What to do ▸
Keep to the lines from the line containing "Generate a Python" through the line containing "plt.rcParams['font.family'] = ['Noto": copy them exactly and leave every picture out.

Supplied material ▸
◇ ◇ ◇
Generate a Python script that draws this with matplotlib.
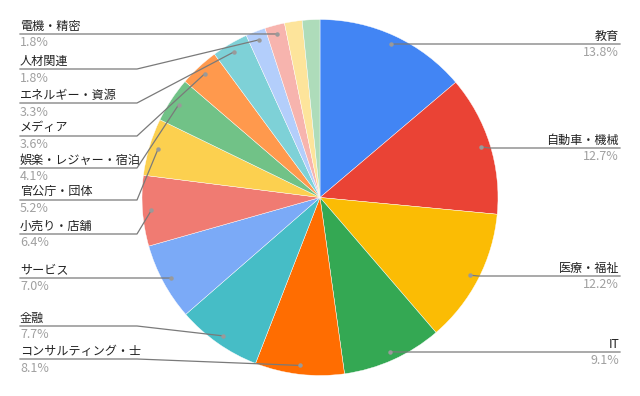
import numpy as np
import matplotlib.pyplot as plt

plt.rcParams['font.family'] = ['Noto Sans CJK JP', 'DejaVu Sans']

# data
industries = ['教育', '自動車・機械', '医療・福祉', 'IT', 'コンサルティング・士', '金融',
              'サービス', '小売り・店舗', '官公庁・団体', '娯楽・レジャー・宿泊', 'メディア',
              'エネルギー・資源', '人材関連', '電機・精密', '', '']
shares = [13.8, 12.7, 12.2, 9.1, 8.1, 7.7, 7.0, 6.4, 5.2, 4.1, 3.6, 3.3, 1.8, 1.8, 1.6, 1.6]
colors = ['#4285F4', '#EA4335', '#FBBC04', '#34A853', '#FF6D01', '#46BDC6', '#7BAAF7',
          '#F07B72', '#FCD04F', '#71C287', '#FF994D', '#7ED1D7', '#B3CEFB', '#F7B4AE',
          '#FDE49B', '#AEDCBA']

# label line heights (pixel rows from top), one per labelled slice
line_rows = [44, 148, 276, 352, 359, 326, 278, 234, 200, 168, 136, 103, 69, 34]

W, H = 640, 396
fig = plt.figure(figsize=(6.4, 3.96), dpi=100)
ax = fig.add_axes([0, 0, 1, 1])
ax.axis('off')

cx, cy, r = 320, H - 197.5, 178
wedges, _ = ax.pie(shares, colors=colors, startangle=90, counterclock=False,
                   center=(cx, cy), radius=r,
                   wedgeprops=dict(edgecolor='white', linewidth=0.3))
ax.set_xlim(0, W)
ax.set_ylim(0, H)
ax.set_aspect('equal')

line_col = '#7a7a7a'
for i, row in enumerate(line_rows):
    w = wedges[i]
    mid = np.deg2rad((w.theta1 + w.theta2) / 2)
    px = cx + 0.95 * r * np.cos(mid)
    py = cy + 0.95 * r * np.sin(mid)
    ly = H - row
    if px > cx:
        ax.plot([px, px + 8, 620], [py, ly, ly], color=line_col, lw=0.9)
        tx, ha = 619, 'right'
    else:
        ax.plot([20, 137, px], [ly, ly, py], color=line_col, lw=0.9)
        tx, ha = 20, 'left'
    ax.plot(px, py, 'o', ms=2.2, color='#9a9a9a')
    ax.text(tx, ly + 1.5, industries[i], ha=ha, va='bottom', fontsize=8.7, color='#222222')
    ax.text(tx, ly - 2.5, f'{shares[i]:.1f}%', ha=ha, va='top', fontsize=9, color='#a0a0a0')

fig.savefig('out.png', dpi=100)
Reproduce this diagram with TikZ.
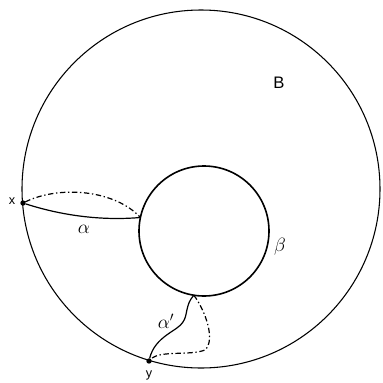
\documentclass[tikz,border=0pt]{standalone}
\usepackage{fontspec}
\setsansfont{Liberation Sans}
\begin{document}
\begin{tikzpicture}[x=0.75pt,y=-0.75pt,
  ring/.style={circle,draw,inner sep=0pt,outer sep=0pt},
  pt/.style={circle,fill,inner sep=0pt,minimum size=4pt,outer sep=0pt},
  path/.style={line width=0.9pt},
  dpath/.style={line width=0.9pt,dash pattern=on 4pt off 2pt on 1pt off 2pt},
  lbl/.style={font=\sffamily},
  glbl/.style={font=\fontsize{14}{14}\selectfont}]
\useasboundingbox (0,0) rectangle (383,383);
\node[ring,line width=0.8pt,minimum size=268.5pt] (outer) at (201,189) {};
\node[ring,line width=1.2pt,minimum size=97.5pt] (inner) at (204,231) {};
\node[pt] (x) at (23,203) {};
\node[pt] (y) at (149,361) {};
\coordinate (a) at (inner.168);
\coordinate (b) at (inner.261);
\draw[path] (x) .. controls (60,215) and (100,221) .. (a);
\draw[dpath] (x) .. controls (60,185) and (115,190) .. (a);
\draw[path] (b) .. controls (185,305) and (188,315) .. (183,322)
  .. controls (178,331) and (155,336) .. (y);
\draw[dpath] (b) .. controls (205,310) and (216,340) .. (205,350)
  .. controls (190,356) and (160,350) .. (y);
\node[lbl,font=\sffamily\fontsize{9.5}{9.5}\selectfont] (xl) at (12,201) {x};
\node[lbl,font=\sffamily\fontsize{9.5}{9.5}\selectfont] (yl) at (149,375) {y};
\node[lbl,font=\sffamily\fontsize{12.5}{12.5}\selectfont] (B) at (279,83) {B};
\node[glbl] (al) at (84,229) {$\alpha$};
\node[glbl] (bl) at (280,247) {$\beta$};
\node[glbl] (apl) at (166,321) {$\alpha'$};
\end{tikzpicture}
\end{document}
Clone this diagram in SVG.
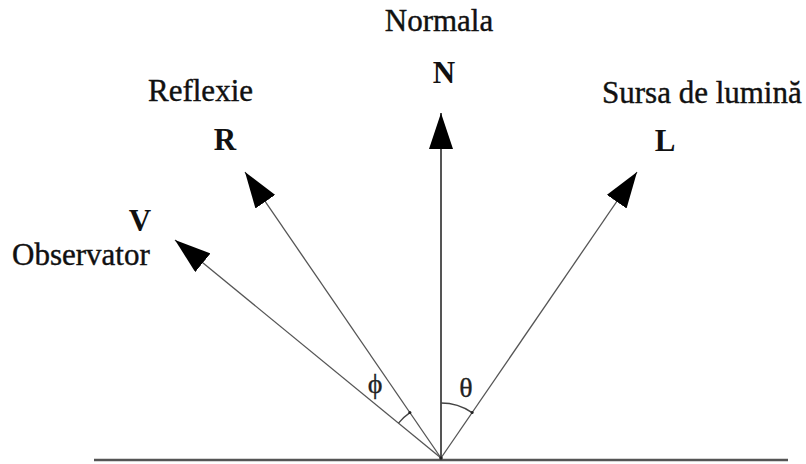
◇ ◇ ◇
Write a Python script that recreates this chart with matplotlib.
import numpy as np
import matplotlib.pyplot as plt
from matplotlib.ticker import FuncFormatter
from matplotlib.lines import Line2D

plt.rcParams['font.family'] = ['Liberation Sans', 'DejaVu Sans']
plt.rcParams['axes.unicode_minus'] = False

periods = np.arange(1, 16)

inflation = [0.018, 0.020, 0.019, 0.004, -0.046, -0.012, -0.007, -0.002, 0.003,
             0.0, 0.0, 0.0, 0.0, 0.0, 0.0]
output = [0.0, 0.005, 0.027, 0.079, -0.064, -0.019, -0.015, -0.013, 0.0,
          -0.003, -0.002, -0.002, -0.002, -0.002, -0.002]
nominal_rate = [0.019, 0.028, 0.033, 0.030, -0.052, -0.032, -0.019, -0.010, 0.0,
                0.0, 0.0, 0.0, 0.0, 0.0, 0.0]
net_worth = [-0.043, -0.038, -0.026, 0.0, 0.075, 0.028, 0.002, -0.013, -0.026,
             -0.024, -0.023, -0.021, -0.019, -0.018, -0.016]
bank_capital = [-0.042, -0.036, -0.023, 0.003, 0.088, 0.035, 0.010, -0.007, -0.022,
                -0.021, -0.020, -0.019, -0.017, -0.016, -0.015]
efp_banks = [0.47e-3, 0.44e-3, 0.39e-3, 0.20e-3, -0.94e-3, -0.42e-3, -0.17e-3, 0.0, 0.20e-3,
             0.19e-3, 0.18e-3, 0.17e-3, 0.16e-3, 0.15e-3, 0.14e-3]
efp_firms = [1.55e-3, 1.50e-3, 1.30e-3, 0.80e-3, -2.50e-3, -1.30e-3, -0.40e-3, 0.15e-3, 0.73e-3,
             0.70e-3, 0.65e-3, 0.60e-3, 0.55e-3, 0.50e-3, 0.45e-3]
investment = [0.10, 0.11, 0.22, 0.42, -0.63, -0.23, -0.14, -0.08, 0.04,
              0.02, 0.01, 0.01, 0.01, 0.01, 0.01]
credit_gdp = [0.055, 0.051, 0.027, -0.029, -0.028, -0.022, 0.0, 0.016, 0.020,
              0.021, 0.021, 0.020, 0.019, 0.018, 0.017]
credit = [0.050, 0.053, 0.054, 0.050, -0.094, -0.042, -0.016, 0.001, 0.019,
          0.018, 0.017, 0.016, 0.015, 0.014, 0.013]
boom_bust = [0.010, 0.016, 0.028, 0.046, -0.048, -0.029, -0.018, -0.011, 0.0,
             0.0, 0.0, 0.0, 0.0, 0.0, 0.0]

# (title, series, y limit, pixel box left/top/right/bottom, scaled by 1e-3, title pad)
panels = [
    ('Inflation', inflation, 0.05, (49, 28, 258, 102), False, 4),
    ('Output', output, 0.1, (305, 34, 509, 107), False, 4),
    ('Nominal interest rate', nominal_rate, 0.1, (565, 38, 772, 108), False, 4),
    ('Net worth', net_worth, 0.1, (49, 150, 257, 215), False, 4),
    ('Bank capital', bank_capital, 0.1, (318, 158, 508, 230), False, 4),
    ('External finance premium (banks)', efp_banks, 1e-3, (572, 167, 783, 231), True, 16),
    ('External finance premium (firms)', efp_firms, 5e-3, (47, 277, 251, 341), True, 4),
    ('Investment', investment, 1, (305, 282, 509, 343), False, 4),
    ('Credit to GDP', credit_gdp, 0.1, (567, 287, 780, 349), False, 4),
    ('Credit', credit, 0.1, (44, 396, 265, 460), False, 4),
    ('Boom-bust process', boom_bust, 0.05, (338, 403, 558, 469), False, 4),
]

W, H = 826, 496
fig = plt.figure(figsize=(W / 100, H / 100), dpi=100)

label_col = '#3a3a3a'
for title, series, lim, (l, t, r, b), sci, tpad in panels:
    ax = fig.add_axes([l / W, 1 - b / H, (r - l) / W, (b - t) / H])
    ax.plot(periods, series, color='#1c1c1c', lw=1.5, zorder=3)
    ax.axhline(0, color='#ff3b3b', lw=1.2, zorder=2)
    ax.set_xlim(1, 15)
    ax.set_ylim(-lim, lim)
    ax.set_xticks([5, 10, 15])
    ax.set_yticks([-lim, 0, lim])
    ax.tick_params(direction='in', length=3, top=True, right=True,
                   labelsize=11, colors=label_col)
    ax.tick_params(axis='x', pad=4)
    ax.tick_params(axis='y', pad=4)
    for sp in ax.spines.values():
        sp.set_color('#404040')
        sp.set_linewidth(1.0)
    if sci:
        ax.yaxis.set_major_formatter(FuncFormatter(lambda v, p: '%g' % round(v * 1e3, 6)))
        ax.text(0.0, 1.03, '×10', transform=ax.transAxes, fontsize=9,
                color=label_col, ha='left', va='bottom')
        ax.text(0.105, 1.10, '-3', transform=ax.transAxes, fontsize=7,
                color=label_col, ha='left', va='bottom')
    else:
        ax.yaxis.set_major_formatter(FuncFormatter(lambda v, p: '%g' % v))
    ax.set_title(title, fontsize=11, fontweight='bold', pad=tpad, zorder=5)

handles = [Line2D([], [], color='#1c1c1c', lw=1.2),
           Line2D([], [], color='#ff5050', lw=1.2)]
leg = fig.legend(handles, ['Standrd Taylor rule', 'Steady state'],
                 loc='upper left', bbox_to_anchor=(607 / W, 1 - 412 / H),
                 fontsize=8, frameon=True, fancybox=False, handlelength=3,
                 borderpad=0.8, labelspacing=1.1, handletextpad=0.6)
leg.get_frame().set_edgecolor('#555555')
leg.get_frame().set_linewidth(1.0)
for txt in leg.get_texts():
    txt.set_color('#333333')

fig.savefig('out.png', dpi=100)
◇ ◇ ◇
Solution to the exercise ▸
Generate a Python script that draws this with matplotlib.
import numpy as np
import matplotlib.pyplot as plt

plt.rcParams['font.family'] = ['Noto Sans CJK JP', 'DejaVu Sans']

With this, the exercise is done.